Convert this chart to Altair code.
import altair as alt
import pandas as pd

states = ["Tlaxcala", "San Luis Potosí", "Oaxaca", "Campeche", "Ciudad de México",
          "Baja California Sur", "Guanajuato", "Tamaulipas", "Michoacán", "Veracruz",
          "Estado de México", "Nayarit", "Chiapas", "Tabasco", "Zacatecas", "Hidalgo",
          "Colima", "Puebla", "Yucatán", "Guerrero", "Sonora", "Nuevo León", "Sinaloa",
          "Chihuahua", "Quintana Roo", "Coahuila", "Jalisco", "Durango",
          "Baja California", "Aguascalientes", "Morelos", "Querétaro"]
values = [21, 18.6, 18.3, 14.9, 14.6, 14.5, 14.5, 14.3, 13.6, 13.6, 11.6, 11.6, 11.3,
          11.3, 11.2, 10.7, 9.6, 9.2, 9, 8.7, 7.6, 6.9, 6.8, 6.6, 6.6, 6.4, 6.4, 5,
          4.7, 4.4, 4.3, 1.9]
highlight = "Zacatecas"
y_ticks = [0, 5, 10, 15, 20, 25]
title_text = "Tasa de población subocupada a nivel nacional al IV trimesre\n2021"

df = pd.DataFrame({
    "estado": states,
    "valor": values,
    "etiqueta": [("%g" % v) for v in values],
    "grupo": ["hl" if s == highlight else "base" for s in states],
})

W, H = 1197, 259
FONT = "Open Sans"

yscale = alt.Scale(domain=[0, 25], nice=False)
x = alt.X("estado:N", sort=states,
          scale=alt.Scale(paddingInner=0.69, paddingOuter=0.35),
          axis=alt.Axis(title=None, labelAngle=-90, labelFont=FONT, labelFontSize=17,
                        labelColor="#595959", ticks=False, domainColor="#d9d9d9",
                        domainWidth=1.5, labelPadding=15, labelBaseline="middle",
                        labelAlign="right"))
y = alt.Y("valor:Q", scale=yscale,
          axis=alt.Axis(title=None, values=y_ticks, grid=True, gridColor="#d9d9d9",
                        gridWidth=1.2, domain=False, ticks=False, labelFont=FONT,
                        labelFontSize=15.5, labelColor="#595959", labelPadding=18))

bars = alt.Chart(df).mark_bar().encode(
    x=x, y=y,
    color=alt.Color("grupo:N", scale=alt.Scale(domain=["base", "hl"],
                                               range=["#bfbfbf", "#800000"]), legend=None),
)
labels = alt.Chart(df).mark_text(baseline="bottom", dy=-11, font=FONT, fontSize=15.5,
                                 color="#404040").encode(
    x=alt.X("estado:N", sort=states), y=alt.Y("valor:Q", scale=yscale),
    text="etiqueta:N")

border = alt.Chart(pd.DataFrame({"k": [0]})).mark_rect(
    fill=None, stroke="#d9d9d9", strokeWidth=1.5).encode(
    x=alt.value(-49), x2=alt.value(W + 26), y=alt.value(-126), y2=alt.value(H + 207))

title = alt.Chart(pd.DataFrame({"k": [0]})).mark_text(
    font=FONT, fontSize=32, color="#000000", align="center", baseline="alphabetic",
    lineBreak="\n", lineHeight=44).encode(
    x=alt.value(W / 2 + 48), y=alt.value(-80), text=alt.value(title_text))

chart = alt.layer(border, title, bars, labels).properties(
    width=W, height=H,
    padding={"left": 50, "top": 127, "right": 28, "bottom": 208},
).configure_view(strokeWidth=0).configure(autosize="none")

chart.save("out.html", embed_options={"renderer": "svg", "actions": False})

...

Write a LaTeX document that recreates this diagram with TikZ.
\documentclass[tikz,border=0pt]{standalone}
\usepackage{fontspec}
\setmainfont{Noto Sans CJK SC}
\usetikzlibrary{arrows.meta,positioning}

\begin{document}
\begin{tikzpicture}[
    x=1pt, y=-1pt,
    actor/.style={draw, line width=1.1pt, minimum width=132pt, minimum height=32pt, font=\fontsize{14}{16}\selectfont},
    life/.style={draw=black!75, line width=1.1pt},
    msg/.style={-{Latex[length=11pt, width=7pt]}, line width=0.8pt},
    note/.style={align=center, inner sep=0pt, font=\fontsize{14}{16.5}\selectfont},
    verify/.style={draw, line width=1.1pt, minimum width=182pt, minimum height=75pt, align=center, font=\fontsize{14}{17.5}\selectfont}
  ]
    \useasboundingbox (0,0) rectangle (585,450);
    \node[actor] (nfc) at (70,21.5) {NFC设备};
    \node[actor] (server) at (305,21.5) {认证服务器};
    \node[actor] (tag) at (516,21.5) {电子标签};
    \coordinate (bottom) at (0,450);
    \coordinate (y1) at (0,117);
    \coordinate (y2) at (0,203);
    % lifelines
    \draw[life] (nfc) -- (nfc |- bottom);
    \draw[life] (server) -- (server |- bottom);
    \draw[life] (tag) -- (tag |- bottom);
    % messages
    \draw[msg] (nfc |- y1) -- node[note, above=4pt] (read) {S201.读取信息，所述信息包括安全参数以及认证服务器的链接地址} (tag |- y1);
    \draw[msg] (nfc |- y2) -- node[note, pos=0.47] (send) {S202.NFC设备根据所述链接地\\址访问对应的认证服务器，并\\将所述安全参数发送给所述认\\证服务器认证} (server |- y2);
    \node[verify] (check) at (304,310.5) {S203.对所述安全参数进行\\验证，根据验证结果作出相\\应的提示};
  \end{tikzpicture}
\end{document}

* * *

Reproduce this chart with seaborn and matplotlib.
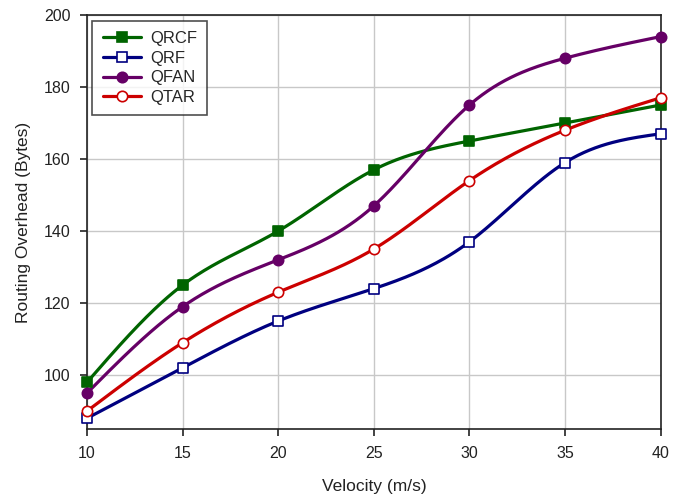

* [What to produce]:
Gather, from the listing above, every line carrying the word "this".

* [Task result]:
Convert this chart to Altair code.
Write a LaTeX document that recreates this diagram with TikZ.
Reproduce this chart with seaborn and matplotlib.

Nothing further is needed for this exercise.